Competitive Positioning
Nutanix competes across multiple infrastructure categories simultaneously, which is both its strength and its execution risk:
- In virtualization, Nutanix competes with VMware by Broadcom, Microsoft Hyper-V, and Red Hat.
- In Kubernetes, Nutanix faces Red Hat OpenShift, Rancher/SUSE, and the hyperscaler-native Kubernetes services.
- In AI infrastructure, the competition spans Dell, HPE, Everpure, and emerging AI-native vendors.
- In cloud management, Nutanix overlaps with VMware Aria, morpheus, and the native cloud management tooling from AWS and Azure.
The NetApp alliance is one of the most strategically interesting developments. While Nutanix has expanded beyond its historical HCI-based approach to storage, collaborating with storage partners like Dell and Everpure, NetApp brings something new to the table.

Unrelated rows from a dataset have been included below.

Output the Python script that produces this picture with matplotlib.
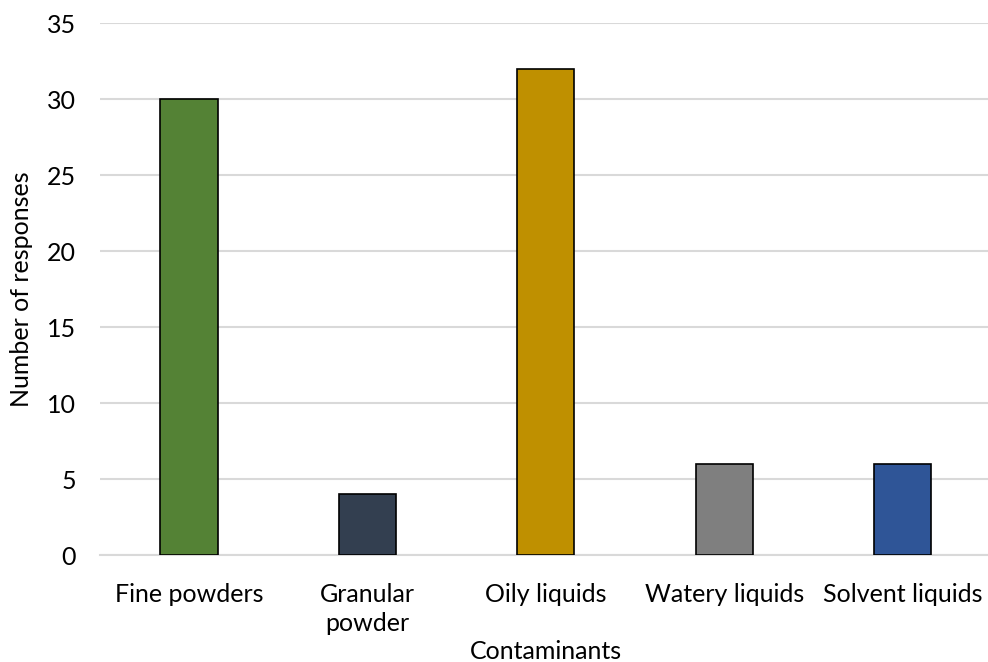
import matplotlib
matplotlib.use("Agg")
import matplotlib.pyplot as plt

categories = ["Fine powders", "Granular\npowder", "Oily liquids", "Watery liquids", "Solvent liquids"]
responses = [30, 4, 32, 6, 6]
bar_colors = ["#548235", "#333F50", "#BF9000", "#7F7F7F", "#2F5597"]
y_ticks = [0, 5, 10, 15, 20, 25, 30, 35]

plt.rcParams["font.family"] = ["Lato", "DejaVu Sans"]

fig = plt.figure(figsize=(9.88, 6.62), dpi=100)
ax = fig.add_axes([0.101, 0.1616, 0.903, 0.8034])

x = range(len(categories))
ax.bar(x, responses, width=0.32, color=bar_colors, edgecolor="black", linewidth=1.2, zorder=3)

ax.set_xlim(-0.5, len(categories) - 0.5)
ax.set_ylim(0, 35)
ax.set_yticks(y_ticks)
ax.set_xticks(list(x))
ax.set_xticklabels(categories, fontsize=18, va="top", linespacing=1.35)
ax.tick_params(axis="y", labelsize=18, length=0, pad=17)
ax.tick_params(axis="x", length=0, pad=20)
ax.grid(axis="y", color="#D9D9D9", linewidth=1.5, zorder=0)
for side in ["top", "right", "left"]:
    ax.spines[side].set_visible(False)
ax.spines["bottom"].set_color("#D9D9D9")
ax.spines["bottom"].set_linewidth(1.5)

ax.set_ylabel("Number of responses", fontsize=18, labelpad=10)
ax.set_xlabel("Contaminants", fontsize=18, labelpad=3)

fig.savefig("out.png", dpi=100)
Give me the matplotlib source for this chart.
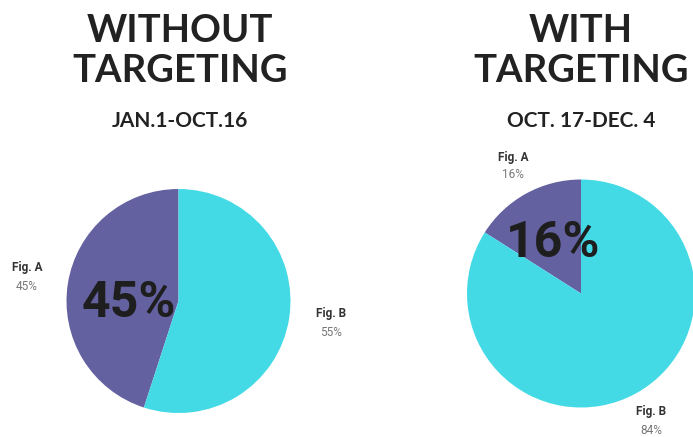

Many enterprise storage environments are built around ONTAP, and organizations that want Nutanix compute and AHV but already have ONTAP infrastructure can now use both. It expands the addressable market for Nutanix without requiring customers to replace their storage.
It also broadens enterprise options in the multi-billion-dollar replacement market for VMware vSAN and Dell’s VMware-based vxRail, providing an easy transition path for NetApp ONTAP customers. It also gives NetApp access to that same market. Nutanix has played its storage strategy very well.
The Palo Alto Networks is another partnership worth calling out, addressing the security gap that’s grown as AI workloads introduce new attack surfaces. Embedding Zero Trust policies into the AI workload lifecycle is a differentiation play that pure infrastructure vendors cannot easily replicate. For security-sensitive buyers, particularly in financial services, healthcare, and government, this integration matters to their buying decisions.
Evolution: From HCI Vendor to Hybrid Cloud Platform
Nutanix began as a hyperconverged infrastructure vendor and spent several years expanding its platform scope. The announcements at .NEXT complete a transition the company has been making for the past three years. Nutanix is no longer an HCI vendor with cloud features. It is a cloud platform vendor with strong HCI roots and a growing surface area that now includes bare-metal Kubernetes, AI infrastructure, sovereign cloud, and a multitenant service provider layer.
There’s risk inherent in the related execution complexity. A platform strategy that tries to cover VMs, containers, bare metal, AI, multi-cloud, and service providers simultaneously create significant engineering and go-to-market demands. Nutanix has delivered on the platform narrative. The test over the next twelve months is whether it delivers on the roadmap and whether customers see the operational simplicity the company promises across that expanded surface.
Final Thoughts
Nutanix .NEXT 2026 was the most ambitious product and partner announcement event the company has staged. The combination of agentic AI infrastructure, bare-metal Kubernetes, sovereign cloud support, expanded hybrid cloud coverage, and a growing ecosystem of Tier 1 infrastructure partners gives Nutanix a platform argument that extends well beyond any single market transition.
The VMware displacement opportunity is real, and Nutanix is capturing it. But the more consequential story is that Nutanix is building for the workload heterogeneity problem: the reality that enterprise IT organizations must run virtual machines, containers, AI workloads, and diverse hardware footprints simultaneously, with constrained staff and tightening budgets.
The platform that makes that manageable under a single operating model wins the next decade of enterprise infrastructure spend, not just the current migration cycle. Nutanix seems ready.